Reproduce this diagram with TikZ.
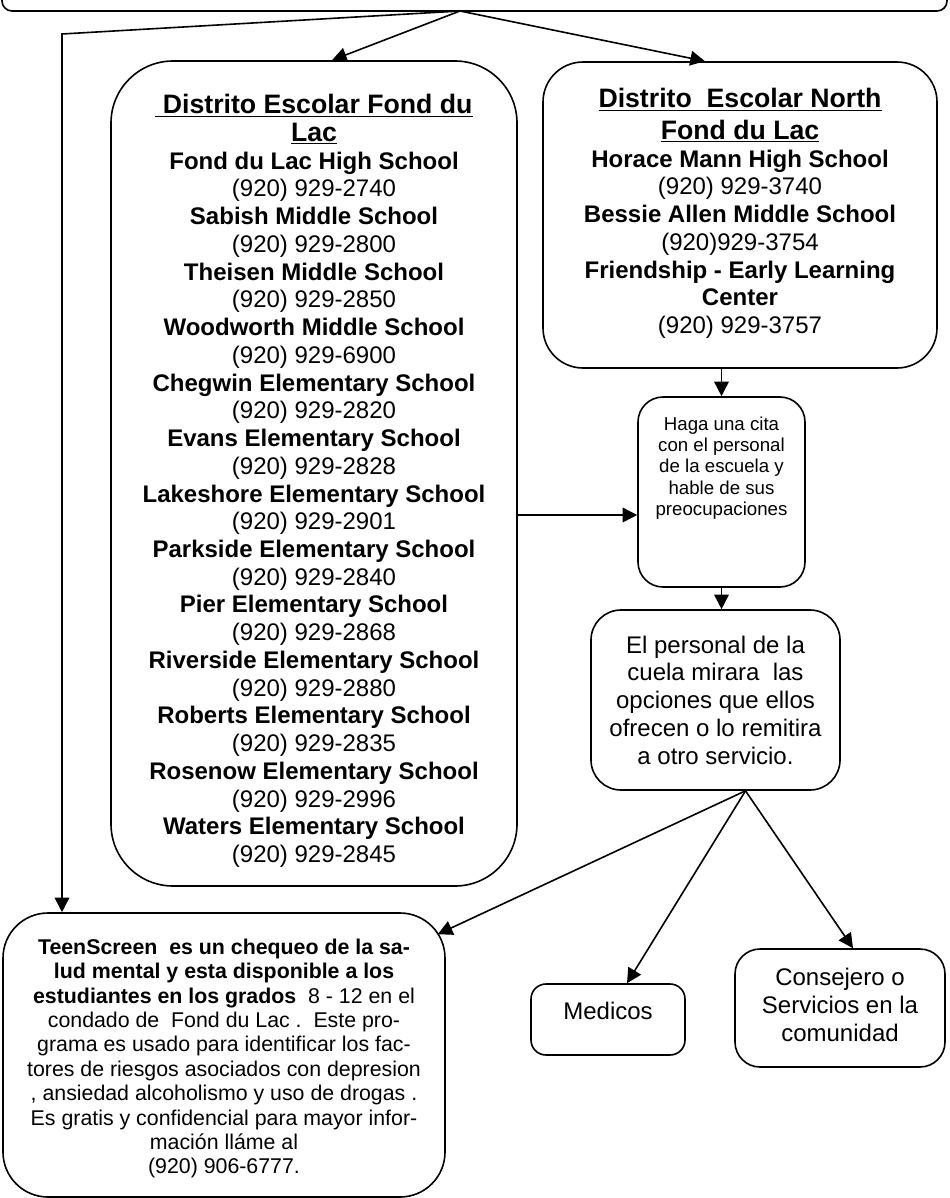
\documentclass[tikz,border=0pt]{standalone}
\usepackage{fontspec}
\setmainfont{Liberation Sans}
\usetikzlibrary{arrows.meta,calc}
\begin{document}
\begin{tikzpicture}[x=0.75pt,y=-0.75pt,
  box/.style={draw, line width=1.2pt, inner sep=0pt},
  arr/.style={line width=1.2pt, -{Triangle[length=11pt,width=11pt]}},
  lbl/.style={align=center, inner sep=0pt}]
\useasboundingbox (0,0) rectangle (949,1198);
\begin{scope}
\clip (0,0) rectangle (949,1198);
\node[box, rounded corners=7.5pt, minimum width=708.75pt, minimum height=38.25pt] (top) at (474.5,-14.5) {};
\end{scope}
% boxes
\node[box, rounded corners=46.5pt, minimum width=304.5pt, minimum height=618.75pt] (fdl) at (314,473.5) {};
\node[box, rounded corners=30pt, minimum width=295.5pt, minimum height=229.5pt] (nfdl) at (740,215) {};
\node[box, rounded corners=18.75pt, minimum width=125.25pt, minimum height=142.5pt] (haga) at (721.5,492) {};
\node[box, rounded corners=22.5pt, minimum width=186.75pt, minimum height=135pt] (pers) at (715.5,700) {};
\node[box, rounded corners=33.75pt, minimum width=331.5pt, minimum height=213pt] (teen) at (224,1055) {};
\node[box, rounded corners=11.25pt, minimum width=115.5pt, minimum height=53.25pt] (med) at (608,1019.5) {};
\node[box, rounded corners=18.75pt, minimum width=157.5pt, minimum height=88.5pt] (cons) at (840,1008) {};
% texts
\node[lbl, font=\fontsize{18}{20.8}\selectfont] (fdlt) at (314,481) {%
{\fontsize{20}{20.8}\selectfont\bfseries\underline{\ Distrito Escolar Fond du}}\\
{\fontsize{20}{20.8}\selectfont\bfseries\underline{Lac}}\\
\textbf{Fond du Lac High School}\\
(920) 929-2740\\
\textbf{Sabish Middle School}\\
(920) 929-2800\\
\textbf{Theisen Middle School}\\
(920) 929-2850\\
\textbf{Woodworth Middle School}\\
(920) 929-6900\\
\textbf{Chegwin Elementary School}\\
(920) 929-2820\\
\textbf{Evans Elementary School}\\
(920) 929-2828\\
\textbf{Lakeshore Elementary School}\\
(920) 929-2901\\
\textbf{Parkside Elementary School}\\
(920) 929-2840\\
\textbf{Pier Elementary School}\\
(920) 929-2868\\
\textbf{Riverside Elementary School}\\
(920) 929-2880\\
\textbf{Roberts Elementary School}\\
(920) 929-2835\\
\textbf{Rosenow Elementary School}\\
(920) 929-2996\\
\textbf{Waters Elementary School}\\
(920) 929-2845};
\node[lbl, font=\fontsize{18}{20.8}\selectfont] (nfdlt) at (740,213.5) {%
{\fontsize{20}{20.8}\selectfont\bfseries\underline{Distrito\ \ Escolar North}}\\[3pt]
{\fontsize{20}{20.8}\selectfont\bfseries\underline{Fond du Lac}}\\
\textbf{Horace Mann High School}\\
(920) 929-3740\\
\textbf{Bessie Allen Middle School}\\
(920)929-3754\\
\textbf{Friendship - Early Learning}\\
\textbf{Center}\\
(920) 929-3757};
\node[lbl, font=\fontsize{14}{16}\selectfont] (hagat) at (721.5,468) {%
Haga una cita\\con el personal\\de la escuela y\\hable de sus\\preocupaciones};
\node[lbl, font=\fontsize{18}{20.8}\selectfont] (perst) at (715.5,700) {%
El personal de la\\cuela mirara\ \ las\\opciones que ellos\\ofrecen o lo remitira\\a otro servicio.};
\node[lbl, font=\fontsize{16}{18.3}\selectfont] (teent) at (224,1058.5) {%
\textbf{TeenScreen\ \ es un chequeo de la sa-}\\
\textbf{lud mental y esta disponible a los}\\
\textbf{estudiantes en los grados}\ \ 8 - 12 en el\\
condado de\ \ Fond du Lac .\ \ Este pro-\\
grama es usado para identificar los fac-\\
tores de riesgos asociados con depresion\\
, ansiedad alcoholismo y uso de drogas .\\
Es gratis y confidencial para mayor infor-\\
mación lláme al\\
(920) 906-6777.};
\node[lbl, font=\fontsize{18}{20.8}\selectfont] (medt) at (608,1011) {Medicos};
\node[lbl, font=\fontsize{18}{20.8}\selectfont] (const) at (840,1005) {Consejero o\\Servicios en la\\comunidad};
% connectors
\coordinate (src) at (460,11);
\coordinate (bend) at (62,34);
\draw[arr] (src) -- ([xshift=13.5pt]fdl.north);
\draw[arr] (src) -- ([xshift=-26.25pt]nfdl.north);
\draw[arr] (src) -- (bend) -- (bend |- teen.north);
\draw[arr] (haga.north |- nfdl.south) -- (haga.north);
\coordinate (hw) at ([yshift=-17.25pt]haga.west);
\draw[arr] (fdl.east |- hw) -- (hw);
\draw[arr] (haga.south) -- (haga.south |- pers.north);
\coordinate (pb) at ([xshift=22.5pt]pers.south);
\draw[arr] (pb) -- ([xshift=-6pt,yshift=-16.5pt]teen.north east);
\draw[arr] (pb) -- ([xshift=14.25pt]med.north);
\draw[arr] (pb) -- ([xshift=9.75pt]cons.north);
\end{tikzpicture}
\end{document}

-- -- --

Transcribe the whole listing exactly. Pictures stay out of your copy.

Task output →
Reproduce this diagram with TikZ.
\documentclass[tikz,border=0pt]{standalone}
\usepackage{fontspec}
\setmainfont{Liberation Sans}
\usetikzlibrary{arrows.meta,calc}
\begin{document}
\begin{tikzpicture}[x=0.75pt,y=-0.75pt,
  box/.style={draw, line width=1.2pt, inner sep=0pt},
  arr/.style={line width=1.2pt, -{Triangle[length=11pt,width=11pt]}},
  lbl/.style={align=center, inner sep=0pt}]
\useasboundingbox (0,0) rectangle (949,1198);
\begin{scope}
\clip (0,0) rectangle (949,1198);
\node[box, rounded corners=7.5pt, minimum width=708.75pt, minimum height=38.25pt] (top) at (474.5,-14.5) {};
\end{scope}
% boxes
\node[box, rounded corners=46.5pt, minimum width=304.5pt, minimum height=618.75pt] (fdl) at (314,473.5) {};
\node[box, rounded corners=30pt, minimum width=295.5pt, minimum height=229.5pt] (nfdl) at (740,215) {};
\node[box, rounded corners=18.75pt, minimum width=125.25pt, minimum height=142.5pt] (haga) at (721.5,492) {};
\node[box, rounded corners=22.5pt, minimum width=186.75pt, minimum height=135pt] (pers) at (715.5,700) {};
\node[box, rounded corners=33.75pt, minimum width=331.5pt, minimum height=213pt] (teen) at (224,1055) {};
\node[box, rounded corners=11.25pt, minimum width=115.5pt, minimum height=53.25pt] (med) at (608,1019.5) {};
\node[box, rounded corners=18.75pt, minimum width=157.5pt, minimum height=88.5pt] (cons) at (840,1008) {};
% texts
\node[lbl, font=\fontsize{18}{20.8}\selectfont] (fdlt) at (314,481) {%
{\fontsize{20}{20.8}\selectfont\bfseries\underline{\ Distrito Escolar Fond du}}\\
{\fontsize{20}{20.8}\selectfont\bfseries\underline{Lac}}\\
\textbf{Fond du Lac High School}\\
(920) 929-2740\\
\textbf{Sabish Middle School}\\
(920) 929-2800\\
\textbf{Theisen Middle School}\\
(920) 929-2850\\
\textbf{Woodworth Middle School}\\
(920) 929-6900\\
\textbf{Chegwin Elementary School}\\
(920) 929-2820\\
\textbf{Evans Elementary School}\\
(920) 929-2828\\
\textbf{Lakeshore Elementary School}\\
(920) 929-2901\\
\textbf{Parkside Elementary School}\\
(920) 929-2840\\
\textbf{Pier Elementary School}\\
(920) 929-2868\\
\textbf{Riverside Elementary School}\\
(920) 929-2880\\
\textbf{Roberts Elementary School}\\
(920) 929-2835\\
\textbf{Rosenow Elementary School}\\
(920) 929-2996\\
\textbf{Waters Elementary School}\\
(920) 929-2845};
\node[lbl, font=\fontsize{18}{20.8}\selectfont] (nfdlt) at (740,213.5) {%
{\fontsize{20}{20.8}\selectfont\bfseries\underline{Distrito\ \ Escolar North}}\\[3pt]
{\fontsize{20}{20.8}\selectfont\bfseries\underline{Fond du Lac}}\\
\textbf{Horace Mann High School}\\
(920) 929-3740\\
\textbf{Bessie Allen Middle School}\\
(920)929-3754\\
\textbf{Friendship - Early Learning}\\
\textbf{Center}\\
(920) 929-3757};
\node[lbl, font=\fontsize{14}{16}\selectfont] (hagat) at (721.5,468) {%
Haga una cita\\con el personal\\de la escuela y\\hable de sus\\preocupaciones};
\node[lbl, font=\fontsize{18}{20.8}\selectfont] (perst) at (715.5,700) {%
El personal de la\\cuela mirara\ \ las\\opciones que ellos\\ofrecen o lo remitira\\a otro servicio.};
\node[lbl, font=\fontsize{16}{18.3}\selectfont] (teent) at (224,1058.5) {%
\textbf{TeenScreen\ \ es un chequeo de la sa-}\\
\textbf{lud mental y esta disponible a los}\\
\textbf{estudiantes en los grados}\ \ 8 - 12 en el\\
condado de\ \ Fond du Lac .\ \ Este pro-\\
grama es usado para identificar los fac-\\
tores de riesgos asociados con depresion\\
, ansiedad alcoholismo y uso de drogas .\\
Es gratis y confidencial para mayor infor-\\
mación lláme al\\
(920) 906-6777.};
\node[lbl, font=\fontsize{18}{20.8}\selectfont] (medt) at (608,1011) {Medicos};
\node[lbl, font=\fontsize{18}{20.8}\selectfont] (const) at (840,1005) {Consejero o\\Servicios en la\\comunidad};
% connectors
\coordinate (src) at (460,11);
\coordinate (bend) at (62,34);
\draw[arr] (src) -- ([xshift=13.5pt]fdl.north);
\draw[arr] (src) -- ([xshift=-26.25pt]nfdl.north);
\draw[arr] (src) -- (bend) -- (bend |- teen.north);
\draw[arr] (haga.north |- nfdl.south) -- (haga.north);
\coordinate (hw) at ([yshift=-17.25pt]haga.west);
\draw[arr] (fdl.east |- hw) -- (hw);
\draw[arr] (haga.south) -- (haga.south |- pers.north);
\coordinate (pb) at ([xshift=22.5pt]pers.south);
\draw[arr] (pb) -- ([xshift=-6pt,yshift=-16.5pt]teen.north east);
\draw[arr] (pb) -- ([xshift=14.25pt]med.north);
\draw[arr] (pb) -- ([xshift=9.75pt]cons.north);
\end{tikzpicture}
\end{document}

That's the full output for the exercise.